New Youth Services scandal | Arkansas Blog

Friday, November 3, 2006

New Youth Services scandal

Posted By on Fri, Nov 3, 2006 at 2:50 PM

A new scandal is breaking over treatment at the state Youth Services Center at Alexander. It concerns overuse of psychotropic drugs to control behavior of children held there, one reportedly as young as six. The drugs were used to discipline unruly children, according to an internal report, in defiance of medical protocols and without proper physician approval or review.

The state apparently was tipped to a problem because of an increase in medical doses and began a surveillance program. Cornell Companies, the private contractor managing the program, will lose the contract to manage the facility. A State Police investigation is in the works.  The governor's office has promised an unceasing effort to get to the bottom of it.

It is the second high-profile calamity at the center, following the death of a patient, and comes under management of a company brought in to cure mismanagement by the state's own employees. Houston-based Cornell is paid $9.5 million a year under a contract that was supposed to run until 2008.

It is, unavoidably, another entry for the governor's  resume as an administrator as he prepares to run for president.

More details of today's news on the jump:




DHHS has terminated its contract with Cornell Companies to manage the 143-bed Alexander Youth Services Center for juvenile offenders.


REASONS: “staff may have inappropriately administered psychotropic drugs, failed to follow policy and failed to properly document medical care."


ACTIONS: Cornell was instructed, during its transition out of management, to “stop using psychotropic drugs as medical restraints," 2) the state reported suspected maltreatment to the Child Abuse Hotline, and 3) the state placed Sid Thompson, deputy director of the Division of Youth Services on the Alexander campus.


This is a “second major breakdown in the facility’s medical system.” (The death of 17-year-old LaKeisha Brown from an undiagnosed blood clot has been in the news recently.)


John Selig, director of DHHS, said he was “no longer confident” in Cornell’s management. Gov.

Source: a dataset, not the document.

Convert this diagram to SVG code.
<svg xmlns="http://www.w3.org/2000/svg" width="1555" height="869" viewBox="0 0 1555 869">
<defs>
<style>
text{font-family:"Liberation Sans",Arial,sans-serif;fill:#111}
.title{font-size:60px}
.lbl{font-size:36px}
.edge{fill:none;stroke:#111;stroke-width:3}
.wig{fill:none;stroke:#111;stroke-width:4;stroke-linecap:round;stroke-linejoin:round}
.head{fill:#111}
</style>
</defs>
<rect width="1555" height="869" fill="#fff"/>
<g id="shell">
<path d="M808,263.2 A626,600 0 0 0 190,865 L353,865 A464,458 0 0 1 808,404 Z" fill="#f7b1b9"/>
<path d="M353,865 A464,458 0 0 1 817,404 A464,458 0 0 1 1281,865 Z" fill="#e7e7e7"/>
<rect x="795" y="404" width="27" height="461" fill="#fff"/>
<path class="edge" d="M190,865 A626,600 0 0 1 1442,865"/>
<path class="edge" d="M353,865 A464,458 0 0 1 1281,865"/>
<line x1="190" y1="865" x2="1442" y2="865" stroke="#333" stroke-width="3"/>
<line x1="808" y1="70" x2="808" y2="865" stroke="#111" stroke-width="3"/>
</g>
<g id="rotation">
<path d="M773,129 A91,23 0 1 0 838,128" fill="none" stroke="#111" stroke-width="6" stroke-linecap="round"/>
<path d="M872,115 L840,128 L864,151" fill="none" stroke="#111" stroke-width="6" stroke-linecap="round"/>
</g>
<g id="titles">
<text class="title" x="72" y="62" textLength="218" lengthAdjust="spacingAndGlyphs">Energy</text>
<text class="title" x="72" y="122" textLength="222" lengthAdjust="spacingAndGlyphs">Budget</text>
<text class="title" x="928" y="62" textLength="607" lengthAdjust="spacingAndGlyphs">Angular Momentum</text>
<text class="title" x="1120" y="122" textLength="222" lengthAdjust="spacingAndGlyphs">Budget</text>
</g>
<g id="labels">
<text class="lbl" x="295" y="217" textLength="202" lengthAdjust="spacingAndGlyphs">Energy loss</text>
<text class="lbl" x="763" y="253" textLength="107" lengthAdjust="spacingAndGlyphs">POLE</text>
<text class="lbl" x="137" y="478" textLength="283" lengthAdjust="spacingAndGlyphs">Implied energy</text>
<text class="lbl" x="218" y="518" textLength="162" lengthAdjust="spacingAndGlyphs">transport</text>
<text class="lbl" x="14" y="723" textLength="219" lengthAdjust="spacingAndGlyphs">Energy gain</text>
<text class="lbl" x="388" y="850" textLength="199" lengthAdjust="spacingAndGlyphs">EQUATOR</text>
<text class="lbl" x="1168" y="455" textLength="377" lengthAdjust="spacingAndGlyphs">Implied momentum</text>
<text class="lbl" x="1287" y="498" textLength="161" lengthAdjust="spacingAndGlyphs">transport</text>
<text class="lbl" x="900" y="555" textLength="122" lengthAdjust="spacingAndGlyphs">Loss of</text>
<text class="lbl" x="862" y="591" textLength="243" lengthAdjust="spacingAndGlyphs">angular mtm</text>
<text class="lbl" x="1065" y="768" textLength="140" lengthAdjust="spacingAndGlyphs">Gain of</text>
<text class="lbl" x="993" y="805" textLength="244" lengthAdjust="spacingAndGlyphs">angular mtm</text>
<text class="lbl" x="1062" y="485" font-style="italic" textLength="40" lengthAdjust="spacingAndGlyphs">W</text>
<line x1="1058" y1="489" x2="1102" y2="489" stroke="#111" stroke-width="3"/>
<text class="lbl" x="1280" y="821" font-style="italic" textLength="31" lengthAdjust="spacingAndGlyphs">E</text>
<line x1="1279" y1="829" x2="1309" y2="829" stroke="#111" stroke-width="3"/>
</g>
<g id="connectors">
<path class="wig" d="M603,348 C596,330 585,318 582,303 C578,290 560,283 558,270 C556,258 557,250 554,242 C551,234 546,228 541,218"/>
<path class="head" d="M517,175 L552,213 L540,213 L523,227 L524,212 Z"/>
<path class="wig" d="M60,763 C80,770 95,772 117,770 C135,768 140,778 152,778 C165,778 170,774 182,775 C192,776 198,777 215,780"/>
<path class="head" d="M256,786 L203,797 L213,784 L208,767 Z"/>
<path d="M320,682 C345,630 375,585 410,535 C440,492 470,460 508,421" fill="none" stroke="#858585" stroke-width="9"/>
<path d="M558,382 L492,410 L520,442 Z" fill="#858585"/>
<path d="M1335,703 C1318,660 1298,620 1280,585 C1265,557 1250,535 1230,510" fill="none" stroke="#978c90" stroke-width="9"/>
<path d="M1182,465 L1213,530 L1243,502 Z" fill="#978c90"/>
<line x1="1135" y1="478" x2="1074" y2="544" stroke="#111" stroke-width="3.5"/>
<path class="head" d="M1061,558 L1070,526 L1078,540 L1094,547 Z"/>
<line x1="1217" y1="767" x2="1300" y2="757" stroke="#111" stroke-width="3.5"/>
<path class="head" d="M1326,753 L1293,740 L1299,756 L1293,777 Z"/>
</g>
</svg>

Huckabee ordered a review and asked for State Police assistance.


An internal affairs unit report studied “forced psychotropic medications/chemical restraints” over a 45-day period beginning Sept. 1. Video surveillance of injection procedures was part of the investigation.

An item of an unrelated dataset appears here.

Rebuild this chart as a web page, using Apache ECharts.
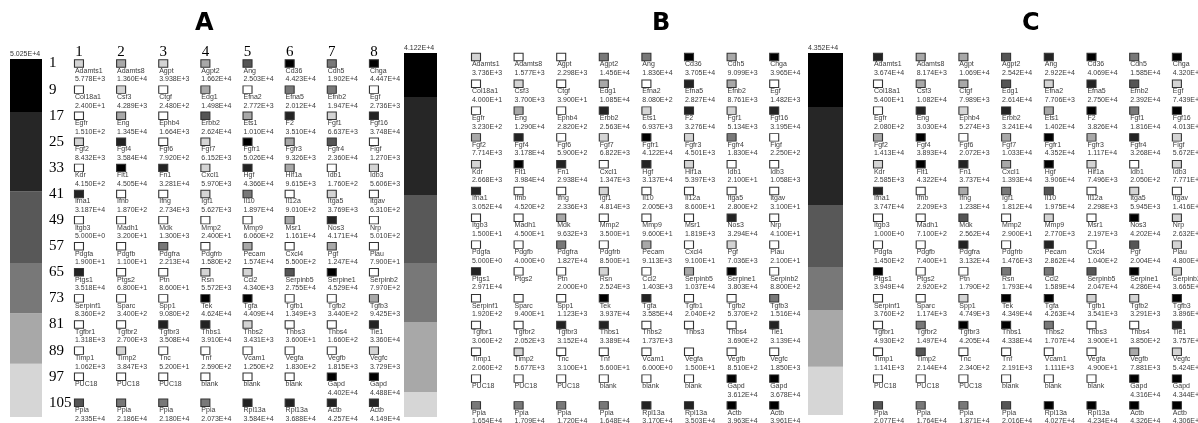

A log showed 22 juveniles had been given 52 injections of Thorazine and Benadryl as chemical restraints. But a separate incident report showed 16 injections were not recorded on the log and a total of 25 juveniles received injections. There were signed physician orders for injections in only 11 of the 25 cases.


Though policy says clients may refuse injections except in emergencies, video surveillance and interviews indicated  some injections were given “against the will of the juveniles.” In no case was a second physician’s opinion obtained as required when medication was forced, nor were the injections reviewed by an independent psychiatrist.


Though not allowed as discipline, the report concluded that medication was used as a disciplinary tool.


The report further found:


*Evidence that orders were falsified

*Nurses weren’t adequately briefed on medication protocols.